Filter the listing and keep only the lines with the word "that".

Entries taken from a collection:
========

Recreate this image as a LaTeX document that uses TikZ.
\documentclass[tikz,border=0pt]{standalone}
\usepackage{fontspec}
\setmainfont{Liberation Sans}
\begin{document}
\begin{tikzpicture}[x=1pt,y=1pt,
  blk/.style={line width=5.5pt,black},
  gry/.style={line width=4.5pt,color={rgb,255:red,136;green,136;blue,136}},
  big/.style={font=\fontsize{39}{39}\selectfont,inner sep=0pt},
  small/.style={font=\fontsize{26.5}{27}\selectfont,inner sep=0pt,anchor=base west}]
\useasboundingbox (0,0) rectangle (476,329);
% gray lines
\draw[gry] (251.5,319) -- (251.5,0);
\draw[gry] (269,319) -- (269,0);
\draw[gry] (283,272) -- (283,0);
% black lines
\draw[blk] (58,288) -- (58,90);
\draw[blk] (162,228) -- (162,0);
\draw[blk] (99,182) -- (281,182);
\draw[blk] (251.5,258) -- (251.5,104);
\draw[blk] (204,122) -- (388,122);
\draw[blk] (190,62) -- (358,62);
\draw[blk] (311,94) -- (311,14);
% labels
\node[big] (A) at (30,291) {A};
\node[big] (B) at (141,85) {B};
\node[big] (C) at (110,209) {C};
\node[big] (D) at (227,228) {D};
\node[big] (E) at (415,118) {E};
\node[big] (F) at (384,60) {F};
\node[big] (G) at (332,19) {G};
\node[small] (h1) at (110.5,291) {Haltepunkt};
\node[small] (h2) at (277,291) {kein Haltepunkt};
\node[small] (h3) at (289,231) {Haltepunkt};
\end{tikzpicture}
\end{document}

========

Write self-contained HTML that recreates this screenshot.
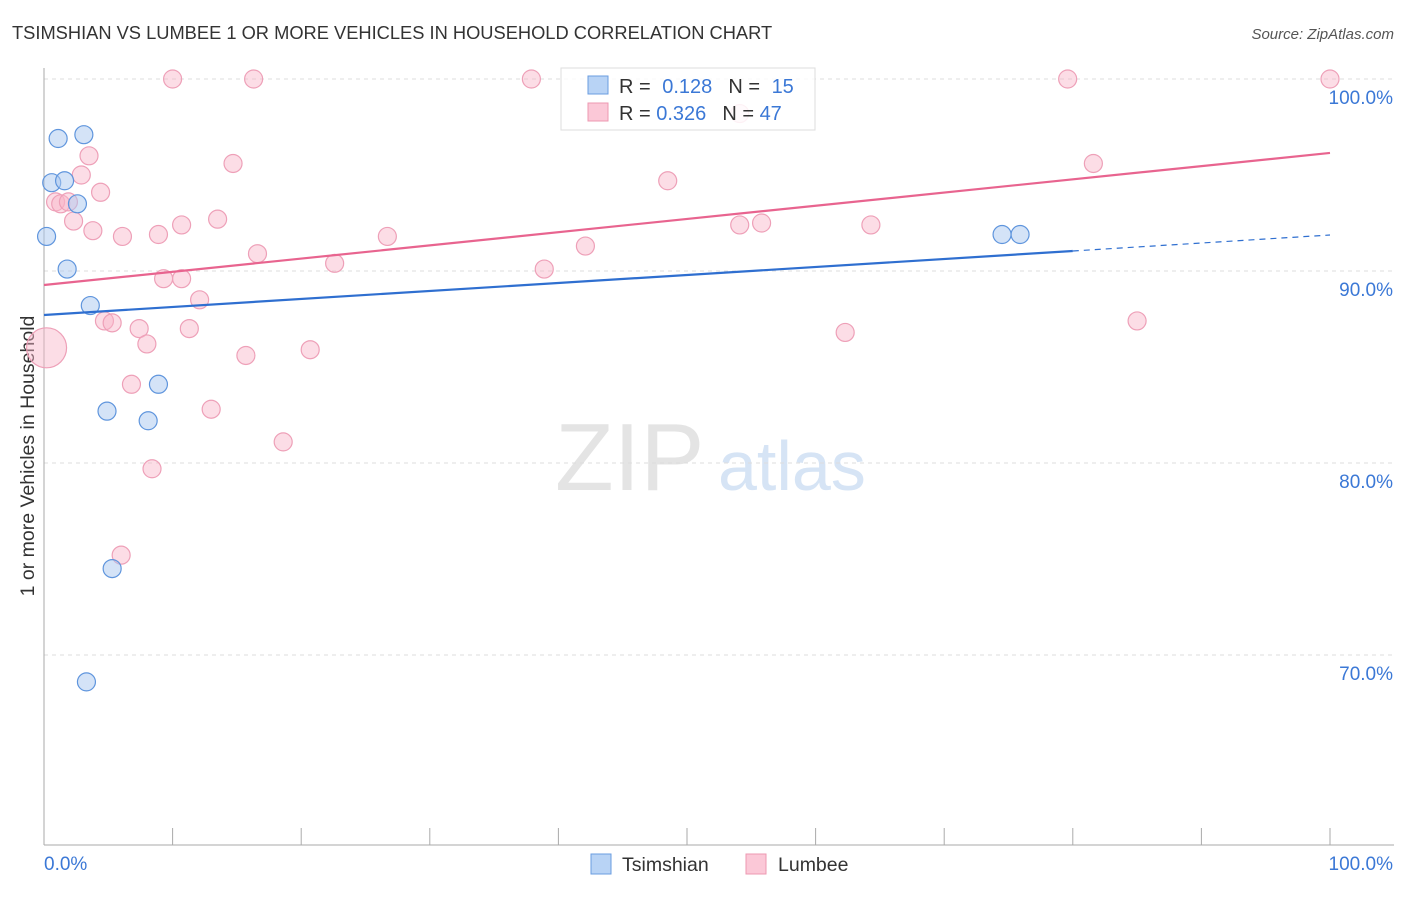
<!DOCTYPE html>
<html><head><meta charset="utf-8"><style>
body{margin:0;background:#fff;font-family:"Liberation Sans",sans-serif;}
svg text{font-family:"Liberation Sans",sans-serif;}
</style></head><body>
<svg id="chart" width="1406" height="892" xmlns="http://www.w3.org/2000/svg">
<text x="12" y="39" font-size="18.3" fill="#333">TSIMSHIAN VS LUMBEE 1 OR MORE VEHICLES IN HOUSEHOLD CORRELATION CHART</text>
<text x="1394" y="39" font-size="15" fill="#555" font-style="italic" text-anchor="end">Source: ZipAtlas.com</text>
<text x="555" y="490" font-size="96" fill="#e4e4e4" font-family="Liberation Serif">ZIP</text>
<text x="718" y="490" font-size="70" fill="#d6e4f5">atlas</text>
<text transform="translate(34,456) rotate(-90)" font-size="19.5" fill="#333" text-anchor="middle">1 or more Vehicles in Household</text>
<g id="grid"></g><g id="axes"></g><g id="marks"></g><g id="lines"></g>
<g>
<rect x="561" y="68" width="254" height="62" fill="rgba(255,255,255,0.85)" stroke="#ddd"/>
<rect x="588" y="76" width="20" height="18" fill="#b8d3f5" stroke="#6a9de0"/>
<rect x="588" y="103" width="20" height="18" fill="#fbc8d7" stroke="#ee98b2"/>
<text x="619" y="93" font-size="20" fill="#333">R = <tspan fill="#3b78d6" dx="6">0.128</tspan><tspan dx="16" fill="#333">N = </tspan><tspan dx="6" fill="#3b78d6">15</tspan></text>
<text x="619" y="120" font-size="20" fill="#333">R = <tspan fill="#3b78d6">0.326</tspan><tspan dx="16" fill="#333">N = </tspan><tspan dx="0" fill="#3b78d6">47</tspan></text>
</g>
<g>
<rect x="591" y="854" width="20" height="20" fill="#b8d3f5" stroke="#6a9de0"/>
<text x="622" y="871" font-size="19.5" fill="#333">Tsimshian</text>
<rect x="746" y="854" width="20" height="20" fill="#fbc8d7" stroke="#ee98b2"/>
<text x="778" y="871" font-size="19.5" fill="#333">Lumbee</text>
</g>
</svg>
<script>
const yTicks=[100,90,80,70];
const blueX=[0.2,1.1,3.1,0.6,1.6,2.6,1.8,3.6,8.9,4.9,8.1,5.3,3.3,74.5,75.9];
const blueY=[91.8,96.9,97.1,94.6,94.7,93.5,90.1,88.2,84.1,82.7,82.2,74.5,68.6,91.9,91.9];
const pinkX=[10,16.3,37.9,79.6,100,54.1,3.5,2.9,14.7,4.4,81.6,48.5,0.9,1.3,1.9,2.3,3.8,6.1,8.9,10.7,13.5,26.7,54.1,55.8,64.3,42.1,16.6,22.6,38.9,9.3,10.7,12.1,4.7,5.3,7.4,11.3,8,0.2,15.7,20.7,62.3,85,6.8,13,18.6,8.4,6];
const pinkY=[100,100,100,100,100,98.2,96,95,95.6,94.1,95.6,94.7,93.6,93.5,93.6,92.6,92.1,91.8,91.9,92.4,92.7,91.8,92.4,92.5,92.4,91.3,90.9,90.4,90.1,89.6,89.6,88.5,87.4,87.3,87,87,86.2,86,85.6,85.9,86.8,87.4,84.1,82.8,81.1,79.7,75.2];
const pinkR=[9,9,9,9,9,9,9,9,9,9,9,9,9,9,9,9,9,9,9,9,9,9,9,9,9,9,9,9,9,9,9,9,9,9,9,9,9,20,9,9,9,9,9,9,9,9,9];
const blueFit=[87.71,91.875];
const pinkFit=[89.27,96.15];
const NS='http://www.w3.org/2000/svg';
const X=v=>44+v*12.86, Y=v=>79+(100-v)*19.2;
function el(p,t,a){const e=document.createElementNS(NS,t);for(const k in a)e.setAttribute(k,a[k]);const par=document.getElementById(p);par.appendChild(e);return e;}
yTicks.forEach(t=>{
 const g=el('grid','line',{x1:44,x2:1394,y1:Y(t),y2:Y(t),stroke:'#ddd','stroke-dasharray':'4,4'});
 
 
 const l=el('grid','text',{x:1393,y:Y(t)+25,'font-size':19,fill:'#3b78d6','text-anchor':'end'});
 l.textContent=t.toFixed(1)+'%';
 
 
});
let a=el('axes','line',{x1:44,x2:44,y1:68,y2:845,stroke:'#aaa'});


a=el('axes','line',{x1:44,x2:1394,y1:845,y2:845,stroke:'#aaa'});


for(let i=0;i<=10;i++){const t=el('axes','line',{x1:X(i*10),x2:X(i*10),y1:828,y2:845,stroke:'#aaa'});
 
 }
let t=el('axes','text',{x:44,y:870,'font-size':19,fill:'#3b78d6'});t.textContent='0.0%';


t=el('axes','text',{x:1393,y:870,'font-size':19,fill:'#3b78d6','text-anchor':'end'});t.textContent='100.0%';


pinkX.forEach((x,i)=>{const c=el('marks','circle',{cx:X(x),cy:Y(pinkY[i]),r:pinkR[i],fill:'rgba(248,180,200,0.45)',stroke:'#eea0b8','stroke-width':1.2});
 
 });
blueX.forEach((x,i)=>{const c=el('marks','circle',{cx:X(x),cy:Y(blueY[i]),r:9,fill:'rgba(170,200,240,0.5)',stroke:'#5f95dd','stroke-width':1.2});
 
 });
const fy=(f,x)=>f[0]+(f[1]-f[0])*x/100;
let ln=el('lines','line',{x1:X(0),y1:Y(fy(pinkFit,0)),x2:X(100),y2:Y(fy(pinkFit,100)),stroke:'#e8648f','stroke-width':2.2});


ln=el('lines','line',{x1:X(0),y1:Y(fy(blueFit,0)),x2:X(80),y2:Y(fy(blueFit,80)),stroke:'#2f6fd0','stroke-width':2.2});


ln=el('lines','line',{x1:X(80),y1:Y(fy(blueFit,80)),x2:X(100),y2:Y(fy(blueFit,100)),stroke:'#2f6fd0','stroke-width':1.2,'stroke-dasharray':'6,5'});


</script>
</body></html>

========

## ANSWER TO THIS EXERCISE
Recreate this image as a LaTeX document that uses TikZ.
Write self-contained HTML that recreates this screenshot.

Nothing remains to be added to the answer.